> _Input_
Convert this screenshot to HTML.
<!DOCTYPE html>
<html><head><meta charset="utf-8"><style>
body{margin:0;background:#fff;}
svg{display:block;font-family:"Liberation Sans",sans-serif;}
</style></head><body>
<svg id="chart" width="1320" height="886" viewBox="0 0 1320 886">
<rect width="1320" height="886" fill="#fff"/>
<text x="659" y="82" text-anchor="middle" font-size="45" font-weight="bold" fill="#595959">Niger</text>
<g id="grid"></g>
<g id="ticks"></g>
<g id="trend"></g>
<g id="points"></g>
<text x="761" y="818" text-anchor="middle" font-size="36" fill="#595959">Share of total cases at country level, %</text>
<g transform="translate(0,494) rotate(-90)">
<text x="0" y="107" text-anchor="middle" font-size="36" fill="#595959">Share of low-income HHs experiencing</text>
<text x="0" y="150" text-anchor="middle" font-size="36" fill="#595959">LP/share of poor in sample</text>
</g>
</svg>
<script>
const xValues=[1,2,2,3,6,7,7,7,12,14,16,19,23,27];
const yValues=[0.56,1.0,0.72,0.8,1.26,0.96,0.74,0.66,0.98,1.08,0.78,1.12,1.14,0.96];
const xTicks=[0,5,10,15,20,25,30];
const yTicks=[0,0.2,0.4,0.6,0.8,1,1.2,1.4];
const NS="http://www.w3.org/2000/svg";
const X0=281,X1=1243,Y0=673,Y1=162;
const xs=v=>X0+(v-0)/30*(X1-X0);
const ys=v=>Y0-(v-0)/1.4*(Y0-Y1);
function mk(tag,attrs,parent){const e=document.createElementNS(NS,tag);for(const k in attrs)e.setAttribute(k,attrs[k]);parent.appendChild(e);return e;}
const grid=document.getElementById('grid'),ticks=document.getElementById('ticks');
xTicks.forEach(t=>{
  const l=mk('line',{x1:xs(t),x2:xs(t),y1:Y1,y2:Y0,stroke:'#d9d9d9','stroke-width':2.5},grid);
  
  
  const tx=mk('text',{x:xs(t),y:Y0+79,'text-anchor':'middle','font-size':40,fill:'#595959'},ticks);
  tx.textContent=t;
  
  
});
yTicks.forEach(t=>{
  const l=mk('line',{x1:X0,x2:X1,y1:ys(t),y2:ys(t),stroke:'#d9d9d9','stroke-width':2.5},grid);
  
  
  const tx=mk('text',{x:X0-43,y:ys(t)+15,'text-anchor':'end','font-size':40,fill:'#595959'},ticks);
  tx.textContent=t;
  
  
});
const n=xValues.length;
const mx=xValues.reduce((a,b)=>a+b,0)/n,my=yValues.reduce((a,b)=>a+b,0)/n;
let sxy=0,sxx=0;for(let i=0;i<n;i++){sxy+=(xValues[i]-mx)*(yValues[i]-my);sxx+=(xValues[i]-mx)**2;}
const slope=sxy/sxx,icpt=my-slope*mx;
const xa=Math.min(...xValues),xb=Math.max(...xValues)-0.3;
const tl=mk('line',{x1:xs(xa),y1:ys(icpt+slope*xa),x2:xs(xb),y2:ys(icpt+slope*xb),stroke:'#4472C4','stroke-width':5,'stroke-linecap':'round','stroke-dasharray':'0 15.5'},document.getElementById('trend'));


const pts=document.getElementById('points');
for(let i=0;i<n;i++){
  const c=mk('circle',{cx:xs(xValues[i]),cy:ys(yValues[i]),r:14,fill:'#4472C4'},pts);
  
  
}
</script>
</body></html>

--

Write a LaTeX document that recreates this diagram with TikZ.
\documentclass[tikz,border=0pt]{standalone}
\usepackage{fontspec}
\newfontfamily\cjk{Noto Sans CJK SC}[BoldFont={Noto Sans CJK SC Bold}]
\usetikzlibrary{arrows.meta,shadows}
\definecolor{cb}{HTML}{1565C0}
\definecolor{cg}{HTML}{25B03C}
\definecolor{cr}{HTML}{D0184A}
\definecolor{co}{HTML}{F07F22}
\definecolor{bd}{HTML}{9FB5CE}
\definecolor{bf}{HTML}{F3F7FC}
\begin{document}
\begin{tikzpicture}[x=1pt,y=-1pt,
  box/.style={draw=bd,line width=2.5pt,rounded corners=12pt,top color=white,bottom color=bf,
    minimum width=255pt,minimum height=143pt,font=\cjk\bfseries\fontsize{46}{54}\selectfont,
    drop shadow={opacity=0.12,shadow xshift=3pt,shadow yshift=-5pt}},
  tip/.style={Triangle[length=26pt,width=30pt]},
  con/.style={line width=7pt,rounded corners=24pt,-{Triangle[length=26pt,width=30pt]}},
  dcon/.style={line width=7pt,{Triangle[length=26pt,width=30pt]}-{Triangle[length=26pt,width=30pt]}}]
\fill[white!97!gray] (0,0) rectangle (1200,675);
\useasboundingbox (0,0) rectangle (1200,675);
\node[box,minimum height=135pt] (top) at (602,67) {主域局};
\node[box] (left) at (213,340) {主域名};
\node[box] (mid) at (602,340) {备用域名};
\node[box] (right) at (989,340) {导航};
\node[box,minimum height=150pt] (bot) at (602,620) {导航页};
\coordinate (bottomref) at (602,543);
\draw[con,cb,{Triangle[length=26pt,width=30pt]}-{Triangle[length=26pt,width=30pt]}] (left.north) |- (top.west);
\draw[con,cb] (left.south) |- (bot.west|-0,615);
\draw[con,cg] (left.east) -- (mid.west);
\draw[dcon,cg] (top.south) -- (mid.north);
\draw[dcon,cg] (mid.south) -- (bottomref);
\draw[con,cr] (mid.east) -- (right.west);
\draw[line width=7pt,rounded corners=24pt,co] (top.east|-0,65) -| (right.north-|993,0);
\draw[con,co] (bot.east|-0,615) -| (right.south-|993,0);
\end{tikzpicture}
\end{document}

==

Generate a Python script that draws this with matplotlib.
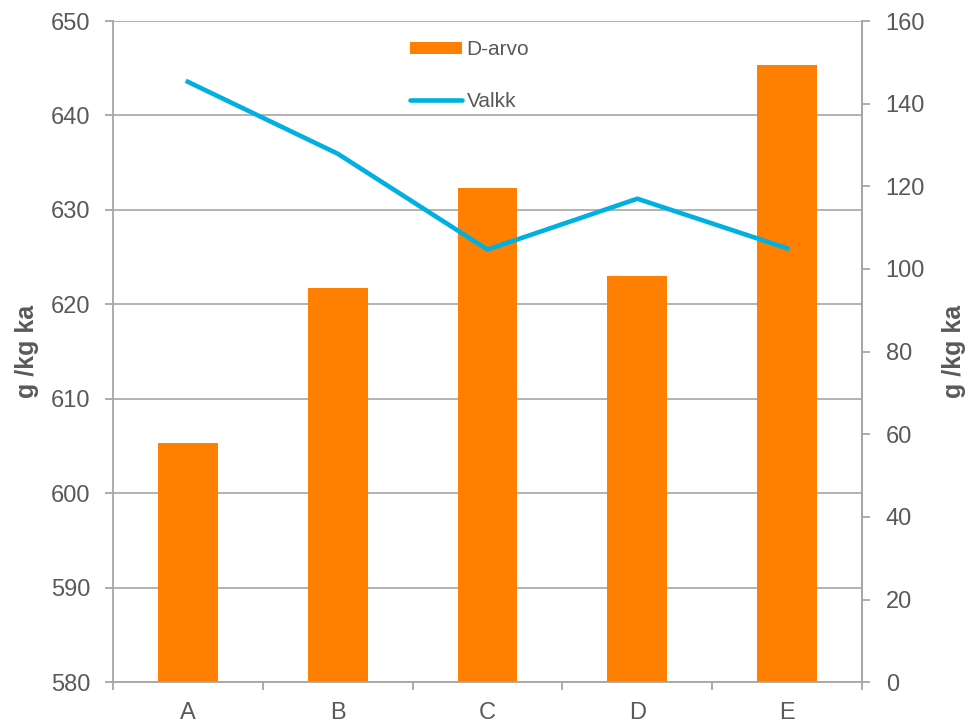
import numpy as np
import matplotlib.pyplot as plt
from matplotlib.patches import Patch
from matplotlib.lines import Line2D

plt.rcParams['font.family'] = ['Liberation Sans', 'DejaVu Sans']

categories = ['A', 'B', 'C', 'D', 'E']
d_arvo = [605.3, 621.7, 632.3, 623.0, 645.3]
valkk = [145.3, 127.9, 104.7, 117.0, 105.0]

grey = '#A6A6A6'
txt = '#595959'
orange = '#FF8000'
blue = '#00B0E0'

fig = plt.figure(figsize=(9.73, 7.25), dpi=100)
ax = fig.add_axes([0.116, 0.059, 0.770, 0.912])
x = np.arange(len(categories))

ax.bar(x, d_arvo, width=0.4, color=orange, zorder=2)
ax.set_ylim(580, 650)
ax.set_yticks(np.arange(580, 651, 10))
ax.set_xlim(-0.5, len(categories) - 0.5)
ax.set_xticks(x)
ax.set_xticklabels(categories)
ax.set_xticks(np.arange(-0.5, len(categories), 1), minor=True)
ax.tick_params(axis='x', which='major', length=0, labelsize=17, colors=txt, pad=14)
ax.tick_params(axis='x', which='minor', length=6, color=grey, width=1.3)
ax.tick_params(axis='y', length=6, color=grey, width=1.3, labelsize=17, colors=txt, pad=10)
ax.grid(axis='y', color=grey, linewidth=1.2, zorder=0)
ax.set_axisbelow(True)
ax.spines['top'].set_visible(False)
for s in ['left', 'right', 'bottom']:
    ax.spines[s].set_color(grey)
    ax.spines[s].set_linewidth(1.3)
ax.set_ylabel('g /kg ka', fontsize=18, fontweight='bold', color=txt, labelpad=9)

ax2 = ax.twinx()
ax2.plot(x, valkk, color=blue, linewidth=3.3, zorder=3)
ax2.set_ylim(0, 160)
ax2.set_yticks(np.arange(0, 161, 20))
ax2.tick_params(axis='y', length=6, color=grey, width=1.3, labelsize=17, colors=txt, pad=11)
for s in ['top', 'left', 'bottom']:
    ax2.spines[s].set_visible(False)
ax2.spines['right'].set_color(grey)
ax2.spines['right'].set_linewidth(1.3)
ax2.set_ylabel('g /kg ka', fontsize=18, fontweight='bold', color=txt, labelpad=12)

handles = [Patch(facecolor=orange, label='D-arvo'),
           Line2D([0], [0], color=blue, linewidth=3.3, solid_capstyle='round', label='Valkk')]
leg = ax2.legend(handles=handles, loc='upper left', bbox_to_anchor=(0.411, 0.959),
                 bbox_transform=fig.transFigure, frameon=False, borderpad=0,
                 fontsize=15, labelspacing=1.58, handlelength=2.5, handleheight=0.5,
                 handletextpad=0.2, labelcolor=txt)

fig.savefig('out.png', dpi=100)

> _Your goal_
Copy out, exactly, every line from the one that contains "Generate a Python" through the one that contains "x = np.arange(len(categories))". Pictures stay out of the copy.

> _Complete response_
Generate a Python script that draws this with matplotlib.
import numpy as np
import matplotlib.pyplot as plt
from matplotlib.patches import Patch
from matplotlib.lines import Line2D

plt.rcParams['font.family'] = ['Liberation Sans', 'DejaVu Sans']

categories = ['A', 'B', 'C', 'D', 'E']
d_arvo = [605.3, 621.7, 632.3, 623.0, 645.3]
valkk = [145.3, 127.9, 104.7, 117.0, 105.0]

grey = '#A6A6A6'
txt = '#595959'
orange = '#FF8000'
blue = '#00B0E0'

fig = plt.figure(figsize=(9.73, 7.25), dpi=100)
ax = fig.add_axes([0.116, 0.059, 0.770, 0.912])
x = np.arange(len(categories))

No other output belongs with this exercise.